## Start DATA SECTION

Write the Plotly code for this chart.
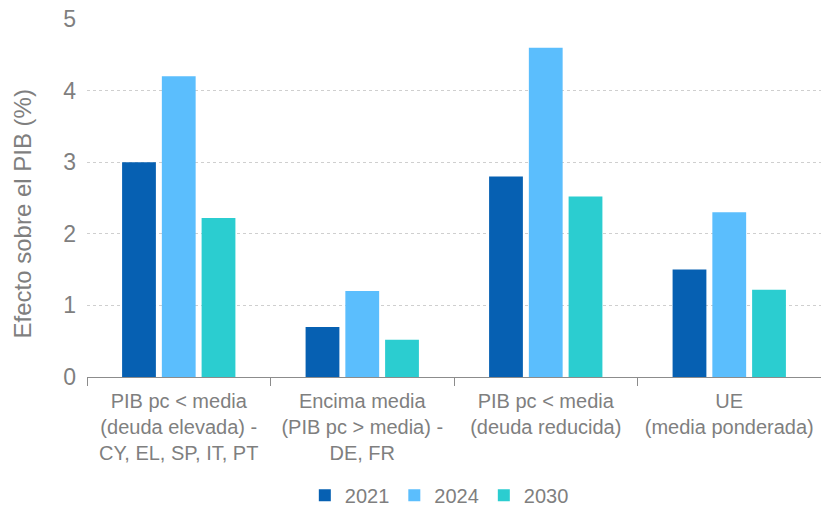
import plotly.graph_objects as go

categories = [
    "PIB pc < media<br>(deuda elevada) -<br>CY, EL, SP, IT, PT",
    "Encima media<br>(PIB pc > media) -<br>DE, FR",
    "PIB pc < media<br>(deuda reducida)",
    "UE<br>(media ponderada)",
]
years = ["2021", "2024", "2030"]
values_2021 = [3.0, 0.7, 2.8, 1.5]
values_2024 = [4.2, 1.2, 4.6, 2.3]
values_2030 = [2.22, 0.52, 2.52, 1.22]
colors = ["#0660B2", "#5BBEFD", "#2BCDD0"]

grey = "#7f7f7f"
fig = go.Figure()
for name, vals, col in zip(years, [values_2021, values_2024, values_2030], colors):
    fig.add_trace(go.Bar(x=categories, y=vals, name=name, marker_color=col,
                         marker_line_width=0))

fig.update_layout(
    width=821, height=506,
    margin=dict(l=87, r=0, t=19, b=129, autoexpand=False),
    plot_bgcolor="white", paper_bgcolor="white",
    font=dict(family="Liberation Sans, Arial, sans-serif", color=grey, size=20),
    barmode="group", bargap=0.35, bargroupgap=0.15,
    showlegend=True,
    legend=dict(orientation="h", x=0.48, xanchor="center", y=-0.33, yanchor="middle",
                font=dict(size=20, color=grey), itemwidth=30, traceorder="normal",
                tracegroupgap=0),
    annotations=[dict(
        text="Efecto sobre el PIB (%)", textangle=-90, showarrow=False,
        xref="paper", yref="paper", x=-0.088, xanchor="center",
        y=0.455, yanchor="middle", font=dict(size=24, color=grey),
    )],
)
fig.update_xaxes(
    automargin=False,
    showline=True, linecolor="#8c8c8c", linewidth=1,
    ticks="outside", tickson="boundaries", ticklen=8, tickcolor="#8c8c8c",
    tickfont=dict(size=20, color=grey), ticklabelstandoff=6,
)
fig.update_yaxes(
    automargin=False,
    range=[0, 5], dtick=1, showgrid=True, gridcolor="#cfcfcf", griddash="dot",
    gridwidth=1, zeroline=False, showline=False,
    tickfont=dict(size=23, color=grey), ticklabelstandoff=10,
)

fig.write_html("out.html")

## End DATA SECTION

| WHAT YOU ARE ASKED TO DO |
Take the material above from its first line through the line holding "import plotly.graph_objects as go" and set it down exactly, without the pictures.

| REPLY |
Write the Plotly code for this chart.
import plotly.graph_objects as go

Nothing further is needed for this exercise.